◆ **Set problem**: Write the number of lines holding the word "React", and nothing else.

◆ **Recorded data**:
☆ ☆ ☆ ☆ ☆

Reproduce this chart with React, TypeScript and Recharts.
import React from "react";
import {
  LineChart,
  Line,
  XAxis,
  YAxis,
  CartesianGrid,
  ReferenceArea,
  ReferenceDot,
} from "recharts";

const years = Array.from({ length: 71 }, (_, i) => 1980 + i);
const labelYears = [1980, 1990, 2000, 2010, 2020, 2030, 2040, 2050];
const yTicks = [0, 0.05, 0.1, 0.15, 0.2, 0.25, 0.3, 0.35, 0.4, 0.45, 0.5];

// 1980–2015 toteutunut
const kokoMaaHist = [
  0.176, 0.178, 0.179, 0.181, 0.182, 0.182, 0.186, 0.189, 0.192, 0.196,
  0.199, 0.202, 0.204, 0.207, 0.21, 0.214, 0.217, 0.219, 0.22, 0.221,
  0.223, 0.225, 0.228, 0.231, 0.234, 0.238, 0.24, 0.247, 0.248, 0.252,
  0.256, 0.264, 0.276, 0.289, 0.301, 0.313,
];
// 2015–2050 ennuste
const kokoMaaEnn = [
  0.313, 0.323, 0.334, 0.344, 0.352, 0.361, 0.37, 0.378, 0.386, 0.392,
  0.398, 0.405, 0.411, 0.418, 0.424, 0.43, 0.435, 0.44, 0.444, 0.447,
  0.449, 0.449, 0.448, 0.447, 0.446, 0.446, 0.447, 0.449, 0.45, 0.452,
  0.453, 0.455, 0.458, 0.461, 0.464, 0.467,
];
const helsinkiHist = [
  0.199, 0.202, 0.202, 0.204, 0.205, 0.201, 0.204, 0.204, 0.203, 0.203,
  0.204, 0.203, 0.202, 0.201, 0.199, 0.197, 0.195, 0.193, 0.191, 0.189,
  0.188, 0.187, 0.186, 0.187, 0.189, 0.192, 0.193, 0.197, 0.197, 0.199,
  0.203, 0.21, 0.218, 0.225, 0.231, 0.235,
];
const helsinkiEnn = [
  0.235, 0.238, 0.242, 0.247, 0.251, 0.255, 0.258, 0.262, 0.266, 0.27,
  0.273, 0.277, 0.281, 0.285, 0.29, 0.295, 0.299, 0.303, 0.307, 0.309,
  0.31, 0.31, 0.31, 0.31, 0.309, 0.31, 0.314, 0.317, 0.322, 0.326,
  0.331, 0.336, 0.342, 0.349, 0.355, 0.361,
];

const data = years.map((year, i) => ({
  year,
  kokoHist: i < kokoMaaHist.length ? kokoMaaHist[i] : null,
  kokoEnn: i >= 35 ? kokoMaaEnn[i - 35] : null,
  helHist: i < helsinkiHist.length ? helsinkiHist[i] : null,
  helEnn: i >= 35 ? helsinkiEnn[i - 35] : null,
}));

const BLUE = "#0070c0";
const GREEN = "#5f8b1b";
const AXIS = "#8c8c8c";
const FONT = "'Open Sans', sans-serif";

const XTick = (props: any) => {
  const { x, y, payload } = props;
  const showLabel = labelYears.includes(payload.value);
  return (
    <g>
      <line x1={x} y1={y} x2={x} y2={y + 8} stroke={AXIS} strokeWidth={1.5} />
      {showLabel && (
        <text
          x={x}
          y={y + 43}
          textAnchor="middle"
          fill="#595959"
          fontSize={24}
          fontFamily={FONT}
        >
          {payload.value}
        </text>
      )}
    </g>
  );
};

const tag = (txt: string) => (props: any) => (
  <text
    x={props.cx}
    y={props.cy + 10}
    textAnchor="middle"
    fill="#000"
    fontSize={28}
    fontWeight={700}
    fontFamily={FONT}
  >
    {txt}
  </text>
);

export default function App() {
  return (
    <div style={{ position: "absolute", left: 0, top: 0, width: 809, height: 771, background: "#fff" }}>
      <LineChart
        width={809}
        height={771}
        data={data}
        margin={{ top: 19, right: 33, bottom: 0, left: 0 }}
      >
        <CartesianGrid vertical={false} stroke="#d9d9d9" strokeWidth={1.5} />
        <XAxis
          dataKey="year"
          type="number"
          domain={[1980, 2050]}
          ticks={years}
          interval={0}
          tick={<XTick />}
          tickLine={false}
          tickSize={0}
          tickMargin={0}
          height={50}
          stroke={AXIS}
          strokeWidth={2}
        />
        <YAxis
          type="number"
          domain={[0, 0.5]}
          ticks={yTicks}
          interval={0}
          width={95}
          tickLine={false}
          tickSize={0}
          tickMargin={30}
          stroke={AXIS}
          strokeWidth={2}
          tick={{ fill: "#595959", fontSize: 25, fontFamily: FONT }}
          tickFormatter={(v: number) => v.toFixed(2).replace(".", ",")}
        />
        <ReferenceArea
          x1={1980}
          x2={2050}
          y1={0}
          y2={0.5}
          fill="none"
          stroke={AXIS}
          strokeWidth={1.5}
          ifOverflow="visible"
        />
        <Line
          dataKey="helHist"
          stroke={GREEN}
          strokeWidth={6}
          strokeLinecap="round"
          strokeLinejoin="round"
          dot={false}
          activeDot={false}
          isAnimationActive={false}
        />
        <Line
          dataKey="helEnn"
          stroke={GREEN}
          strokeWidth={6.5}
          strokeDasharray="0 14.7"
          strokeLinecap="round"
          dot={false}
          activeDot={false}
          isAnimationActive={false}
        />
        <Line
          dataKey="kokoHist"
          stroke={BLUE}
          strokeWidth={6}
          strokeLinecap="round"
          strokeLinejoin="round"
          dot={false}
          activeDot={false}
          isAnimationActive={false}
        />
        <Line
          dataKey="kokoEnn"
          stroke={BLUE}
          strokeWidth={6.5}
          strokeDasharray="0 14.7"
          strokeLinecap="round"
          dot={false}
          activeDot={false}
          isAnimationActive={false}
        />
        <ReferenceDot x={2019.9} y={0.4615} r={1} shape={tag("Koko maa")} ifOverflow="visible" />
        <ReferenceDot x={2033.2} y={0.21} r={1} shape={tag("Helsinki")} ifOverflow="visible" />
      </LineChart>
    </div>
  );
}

☆ ☆ ☆ ☆ ☆

◆ **Task response**: 2